Blogs > Cliopatria > More Noted Things

Apr 26, 2006

More Noted Things




Welcome Yuki Josephine MacDougall to the world!

Richard Reeves,"John Stuart Mill," Prospect, May 2006, is a thoughtful retrospective essay. It makes a number of provocative points and includes Mills' notorious observation that"I never meant to say that the Conservatives are generally stupid. I meant to say that stupid people are generally Conservative." See also: Jason Kuznicki's reflections on Reeves' essay at Positive Liberty.

Jill Lepore,"Plymouth Rocked," New Yorker, 24 April, reviews Nathanael Philbrick, Mayflower: A Story of Courage, Community, and War, though that's not the most important reason to read Lepore's essay; and Edward J. Blum,"Grapes of Wrath," Books and Culture, April/May 2006, reviews Harry Stout's Upon the Altar of the Nation, which is the most important reason to read Blum's essay.

Scott McLemee's"A Day in the Life," Inside Higher Ed, 26 April, recounts his experience of the recent OAH convention and wonders if some young Richard Hofstadter is on his own historical trail.

After over 45 years at Cornell, Walter LaFeber, the Andrew H. and James S. Tisch Distinguished University Professor and Weiss Presidential Teaching Fellow, is retiring.
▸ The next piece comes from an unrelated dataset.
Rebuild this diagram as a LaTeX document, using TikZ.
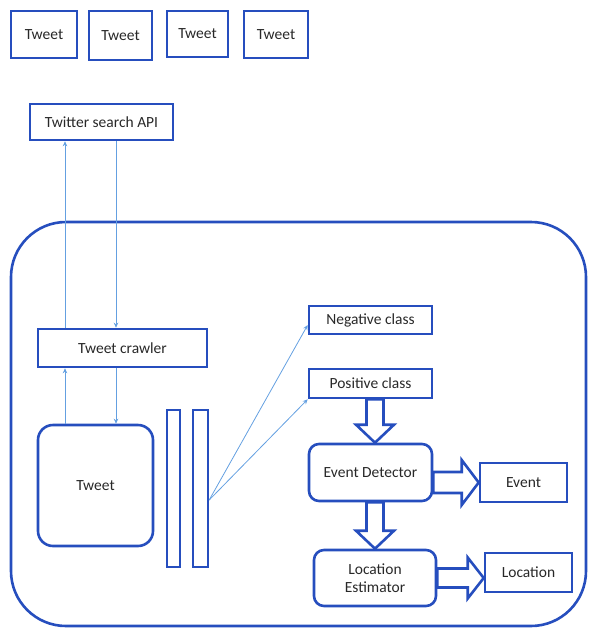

His first book, The New Empire: An Interpretation of American Expansion, 1860-1898 (1963) won the AHA's Albert J. Beveridge Prize. I read his second, America, Russia, and the Cold War (1966), when I was in graduate school. It's now in a 9th revised edition. His Inevitable Revolutions: The United States in Central America (1984, 1992) won the Gustavus Meyers Prize; and The Clash: U.S.-Japanese Relations Throughout History (1997) received both the Bancroft Prize and the OAH's Ellis Hawley Prize. He's had a distinguished teaching career, as well. Excepting Condoleeza Rice, three of the four most recent National Security Advisors were students of Walter LaFeber.* He addressed his former students last night at a sold out event at New York's Beacon Theater on Broadway. Thanks to Eric Alterman for the tip.
*Alterman corrects himself here. That should read:"Excepting Condoleeza Rice, two of the three most recent National Security Advisors were students of Walter LaFeber."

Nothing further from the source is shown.